Is it reasonable to ask special education teachers to modify general education curriculum for their classroom? Consider the top five challenges to doing so.
Top 5 Challenges to Modifying General Education Curriculum
#1 Unrealistic Expectations for Curriculum Design
Gen ed teachers aren’t required to write their own curriculum, so why should special ed teachers? Most don’t have specialized training and/or degrees in curriculum design like professionals at curriculum companies have.
#2 Difficulty in Aligning to Standards and Retaining Rigor
While many extended standards are based on gen ed standards, they do differ. When modifying gen ed curriculum, teachers may not get the standards alignment and/or the academic rigor right for FAPE.

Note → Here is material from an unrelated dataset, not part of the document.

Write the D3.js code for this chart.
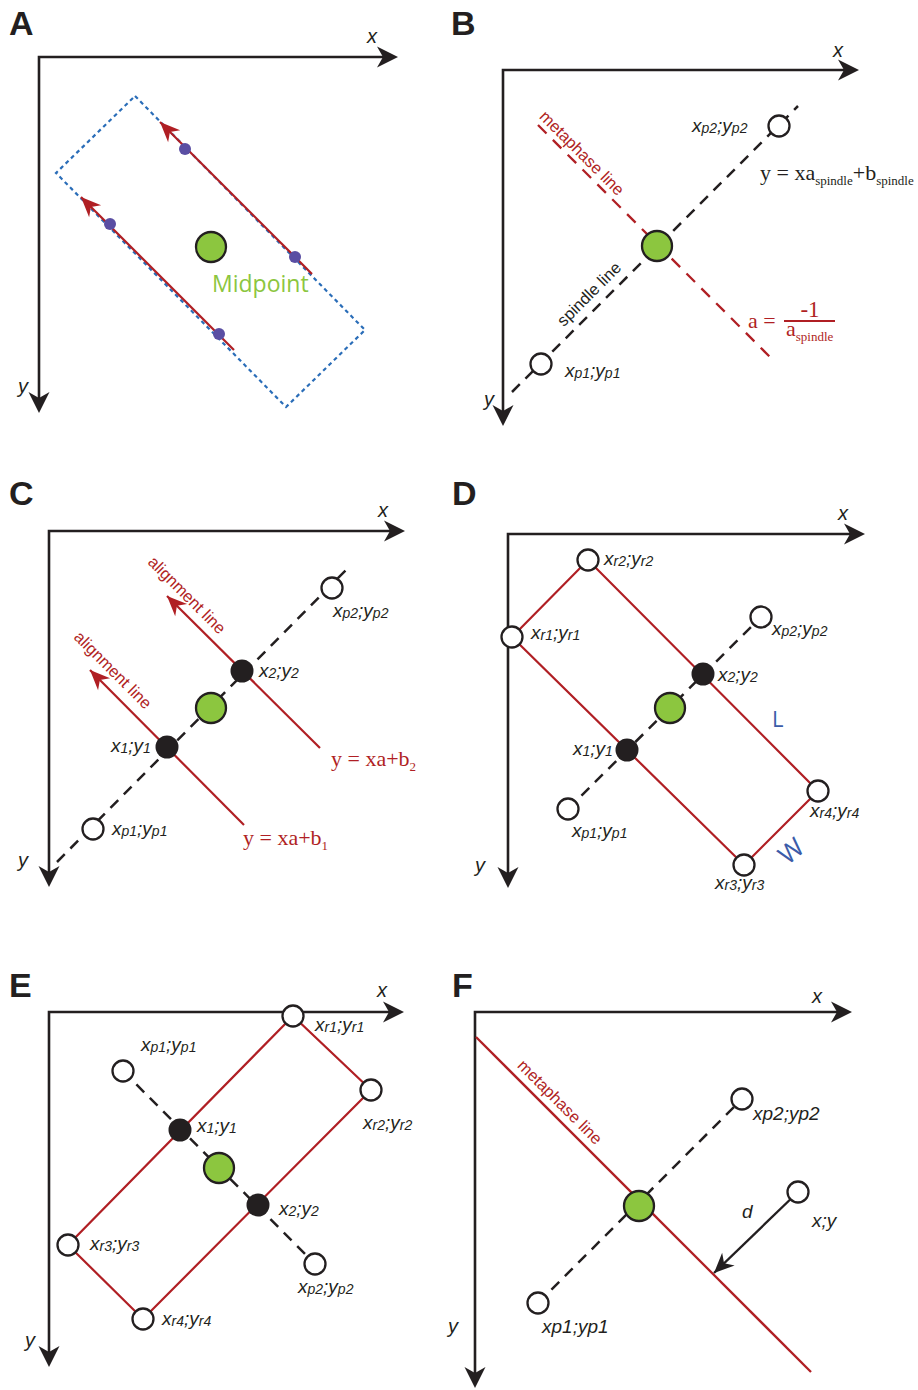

#3 Lack of Ready-Made Instructional Materials and Resources
Students benefit most from active learning through appropriately modified and differentiated materials, and teachers’ time is best spent teaching, not making or adapting content and resources.
#4 Need for Assessment and Progress Monitoring
When an educator modifies lesson plans and instructional resources/materials from a gen ed curriculum, they must also modify assessments to match learning objectives and ensure standards alignment.
#5 Inconsistent Implementation or Modification
Curriculum inconsistency across teachers or schools means students are not able to pick up where they left off, slowing their progress. And administrators cannot accurately analyze a curriculum’s impact on test scores across a district.